Ce sera utile mais insuffisant. Les forces policières déployées en grand nombre ne suffisent plus. Les peines de prison et les amendes n’ont malheureusement pas eu raison des voyous. Les vidéos qui circulent sur les réseaux sociaux peuvent inquiéter et devraient interpeller.
Les Anglais, pour éradiquer le phénomène, ont également lancé un programme d’éducation et de prévention. Des cursus ont été conçus pour sensibiliser les supporters aux risques du hooliganisme. Des campagnes de prévention ont été diffusées dans les médias avec des messages anti-hooliganisme. Un travail a été entrepris avec la collaboration des clubs, afin de promouvoir une culture du respect et du fair-play.
En parallèle, ils ont créé la «Football Banning Order Authority» (FBOA), un organisme chargé de gérer les interdictions de stade et ont mis en place un système de signalement, permettant aux supporters d’alerter sur les incidents.
Aujourd’hui, les stades anglais affichent complet à chaque match. Pendant longtemps, ils étaient les seuls en Europe à offrir du spectacle au cours des fêtes de fin d’année, avant d’être émulés par d’autres championnats du Vieux continent.

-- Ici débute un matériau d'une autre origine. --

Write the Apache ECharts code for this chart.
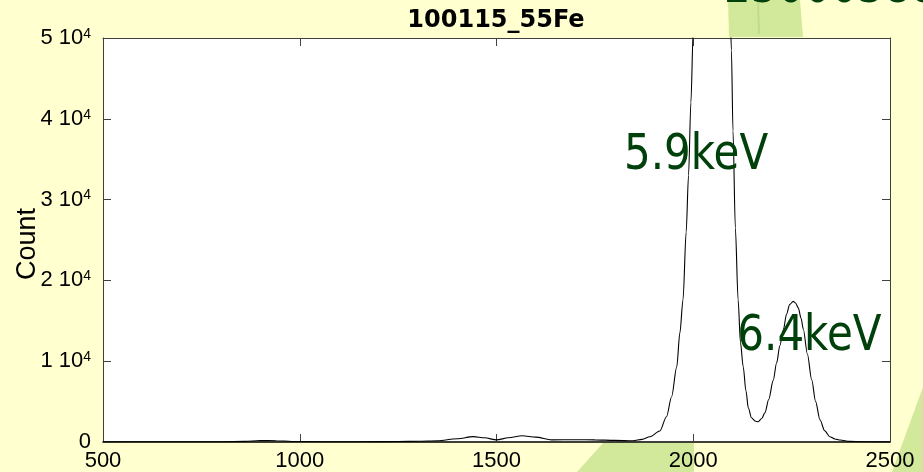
<!DOCTYPE html>
<html>
<head>
<meta charset="utf-8">
<script src="https://cdn.jsdelivr.net/npm/echarts@6/dist/echarts.min.js"></script>
<style>
html,body{margin:0;padding:0;background:#FFFFD0;}
#c{width:923px;height:472px;}
</style>
</head>
<body>
<div id="c"></div>
<script>
// ---- data ----
const titleText = '100115_55Fe';
const yAxisName = 'Count';
const xTicks = [500, 1000, 1500, 2000, 2500];
const yTicks = [0, 10000, 20000, 30000, 40000, 50000];

const channels = [500, 600, 700, 800, 860, 900, 940, 980, 1050, 1150, 1250, 1300, 1350, 1400,
  1441, 1470, 1500, 1530, 1565, 1600, 1640, 1700, 1750, 1800, 1847, 1870, 1890, 1915, 1932,
  1945, 1958, 1966, 1974, 1982, 1988, 1994, 2000, 2010, 2020, 2030, 2040, 2047, 2055, 2065,
  2075, 2085, 2093, 2097, 2101, 2107, 2114, 2120, 2127, 2134, 2140, 2148, 2157, 2165, 2174,
  2182, 2192, 2203, 2212, 2220, 2229, 2237, 2245, 2254, 2260, 2267, 2274, 2280, 2290, 2301,
  2311, 2322, 2334, 2347, 2360, 2373, 2398, 2430, 2470, 2500];
const counts = [20, 25, 30, 40, 80, 180, 160, 70, 40, 40, 60, 90, 160, 400,
  660, 520, 260, 520, 780, 600, 260, 280, 260, 200, 150, 330, 650, 1360, 3130,
  5600, 9300, 13500, 17600, 26000, 33000, 42000, 51000, 80000, 110000, 138000, 150000, 152000, 149000, 130000,
  105000, 72000, 55000, 48500, 38500, 26500, 17600, 12300, 9300, 6300, 4200, 3000, 2600, 2500, 2900,
  3600, 5300, 7600, 9800, 11900, 13900, 15800, 17000, 17400, 17200, 16600, 15300, 13900, 10900, 7700,
  5000, 2750, 1400, 650, 380, 250, 80, 30, 20, 20];

// peak annotations: left-middle anchor of each label, in data units
const annotationLabels = ['5.9keV', '6.4keV'];
const annotationChannels = [1824, 2112];
const annotationCounts = [35350, 12970];

// ---- chart ----
const data = channels.map((c, i) => [c, counts[i]]);
const chart = echarts.init(document.getElementById('c'), null, {renderer: 'canvas'});

const frameColor = '#404040';
const green = '#D2E99C';
const darkGreen = '#00400A';

function boxAxis(extra) {
  return Object.assign({
    type: 'value',
    splitLine: {show: false},
    axisLine: {show: true, onZero: false, lineStyle: {color: frameColor, width: 1}},
    axisTick: {show: true, inside: true, length: 8, lineStyle: {color: frameColor, width: 1}},
    minorTick: {show: false}
  }, extra);
}

const option = {
  backgroundColor: '#FFFFD0',
  animation: false,
  title: {
    text: titleText,
    left: 491,
    textAlign: 'center',
    top: 4,
    textStyle: {fontFamily: 'DejaVu Sans', fontWeight: 'bold', fontSize: 24, color: '#000'}
  },
  grid: {
    left: 103, right: 33, top: 38, bottom: 30,
    show: true, backgroundColor: '#ffffff', borderWidth: 0,
    containLabel: false,
    outerBoundsMode: 'none'
  },
  xAxis: [
    boxAxis({
      position: 'bottom', min: xTicks[0], max: xTicks[xTicks.length - 1], interval: xTicks[1] - xTicks[0],
      axisLine: {show: true, onZero: false, lineStyle: {color: '#000', width: 1.5}},
      axisLabel: {margin: 8, fontSize: 22, fontFamily: 'Liberation Sans', color: '#000',
        formatter: function (v) { return String(v); }}
    }),
    boxAxis({
      position: 'top', min: xTicks[0], max: xTicks[xTicks.length - 1], interval: xTicks[1] - xTicks[0],
      axisLabel: {show: false}
    })
  ],
  yAxis: [
    boxAxis({
      position: 'left', min: yTicks[0], max: yTicks[yTicks.length - 1], interval: yTicks[1] - yTicks[0],
      name: yAxisName, nameLocation: 'middle', nameGap: 62, nameMoveOverlap: false,
      nameTextStyle: {fontSize: 27, fontFamily: 'Liberation Sans', color: '#000', padding: [0, 8, 0, 0]},
      axisLabel: {
        margin: 12, fontSize: 22, fontFamily: 'Liberation Sans', color: '#000',
        formatter: function (v) {
          if (v === 0) return '0';
          return '{n|' + (v / 10000) + ' 10}{s|4}';
        },
        rich: {
          n: {fontSize: 22, fontFamily: 'Liberation Sans', color: '#000'},
          s: {fontSize: 14, fontFamily: 'Liberation Sans', color: '#000', verticalAlign: 'top'}
        }
      }
    }),
    boxAxis({
      position: 'right', min: yTicks[0], max: yTicks[yTicks.length - 1], interval: yTicks[1] - yTicks[0],
      axisLabel: {show: false}
    })
  ],
  series: [{
    type: 'line',
    data: data,
    xAxisIndex: 0, yAxisIndex: 0,
    showSymbol: false,
    smooth: 0.3,
    smoothMonotone: 'x',
    clip: true,
    lineStyle: {color: '#000', width: 1.1},
    z: 3
  }],
  graphic: [
    {type: 'polygon', id: 'bgTop', z: -10, silent: true,
      shape: {points: [[728, 0], [800, 0], [803, 37], [729, 37]]}, style: {fill: green}},
    {type: 'polyline', id: 'bgTopLine', z: -9, silent: true,
      shape: {points: [[758, 0], [759, 34]]}, style: {stroke: '#BEDD88', lineWidth: 2}},
    {type: 'polygon', id: 'bgBottom', z: -10, silent: true,
      shape: {points: [[577, 472], [603, 443], [694, 443], [694, 472]]}, style: {fill: green}},
    {type: 'polygon', id: 'bgRight', z: -10, silent: true,
      shape: {points: [[892, 472], [923, 472], [923, 387]]}, style: {fill: green}},
    {type: 'text', id: 'topText', z: 10, silent: true, x: 724, y: -11, scaleX: 0.84, scaleY: 1,
      style: {text: '23000388', fontSize: 50, fontFamily: 'DejaVu Sans', fill: darkGreen,
        align: 'left', verticalAlign: 'middle'}}
  ]
};
chart.setOption(option);

// place the peak labels at their data positions
const annoGraphics = annotationLabels.map((lab, i) => {
  const p = chart.convertToPixel({xAxisIndex: 0, yAxisIndex: 0}, [annotationChannels[i], annotationCounts[i]]);
  return {
    type: 'text', id: 'anno' + i, z: 10, silent: true,
    x: p[0], y: p[1], scaleX: 0.84, scaleY: 1,
    style: {text: lab, fontSize: 50, fontFamily: 'DejaVu Sans', fill: darkGreen,
      align: 'left', verticalAlign: 'middle'}
  };
});
chart.setOption({graphic: annoGraphics});
</script>
</body>
</html>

Ceux qui ne sont jamais rassasiés de football se régalent des matchs proposés par la Premier League à l’occasion du « Boxing Day », le lendemain de Noël, ainsi que deux autres journées dans la semaine qui suite, jusqu’au 6 janvier, week-end de reprise ailleurs.
Les Anglais ne font rien comme les autres, mais rien ne nous empêche de nous en inspirer pour la bonne Cause.